Nvidia’s CEO Jen-Hsun Huang has told press that he doesn’t see streaming as ever becoming a true replacement for a physical PC. Phew, we were getting a little worried over here. Streaming services may be gaining traction alongside cloud computing, but Nvidia’s CEO believes that streaming will “never” be as good as the real thing.
Nvidia is no stranger to the streaming game. Its GeForce Now service utilises heaps of Nvidia GPUs up in the cloud to deliver over 400 titles directly to your devices. Even popular cloud gaming services utilise Nvidia GPUs in their servers to deliver their products. As such, Nvidia actually has a fair amount to gain from both sides of the streaming equation.
The likes of Microsoft’s AMD-powered Xbox service may look a little threatening to the green team’s prospects. However, with Nvidia reportedly cracking down on GeForce-powered game streaming services, preferring these companies to go the whole hog with expensive Quadro cards, the company is still set to make a lot of money from game streaming services going forward.
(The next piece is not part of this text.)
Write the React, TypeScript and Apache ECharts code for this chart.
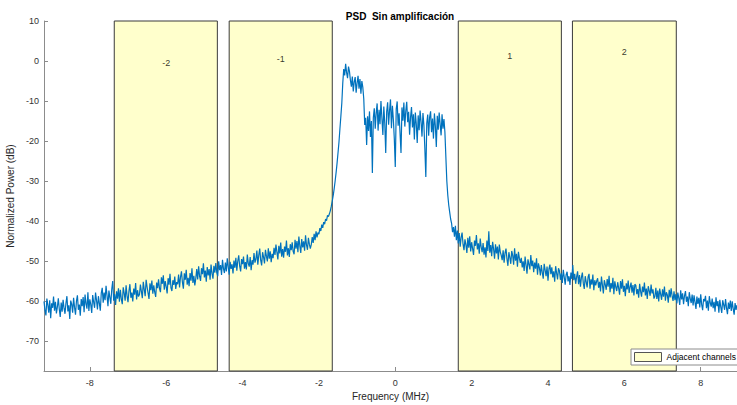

But Nvidia’s CEO isn’t convinced. In a press briefing over at CES (via TechRadar), CEO Huang, taking a brief respite from slamming on AMD’s Radeon VII GPU, told the room that he couldn’t see streaming as ever becoming a fully-fledged PC replacement.
“If your question is, ‘how long before streaming can be as good as a PC?’, the answer is never,” Huang says.
“The reason for that is because there’s one problem we haven’t figured out how to solve, and that’s the speed of light. When you’re playing esports, you need the response in a few milliseconds, not a few hundred milliseconds. It’s a fundamental problem. It’s just the laws of physics.”
We’re sure some streaming startups might disagree with Huang on this one. Blade’s CEO, Emmanuel Freund, told us last year that the real limitations that cause latency lie within the encoding solutions and the last mile – that shoddy bit of copper wire between you and your exchange. Without these holding streaming back, latency supposedly becomes less of an issue.
With PC hardware a done deal for the future due to the rise of the omnipresent cloud, and AI on the prowl for another pie to put its many tendrils in, we were worried the end time was nigh for us hardware journos. But Huang’s sentiment fills us with confidence that maybe our days aren’t as numbered as we first thought. Except for the AI thing, that very much remains an existential threat.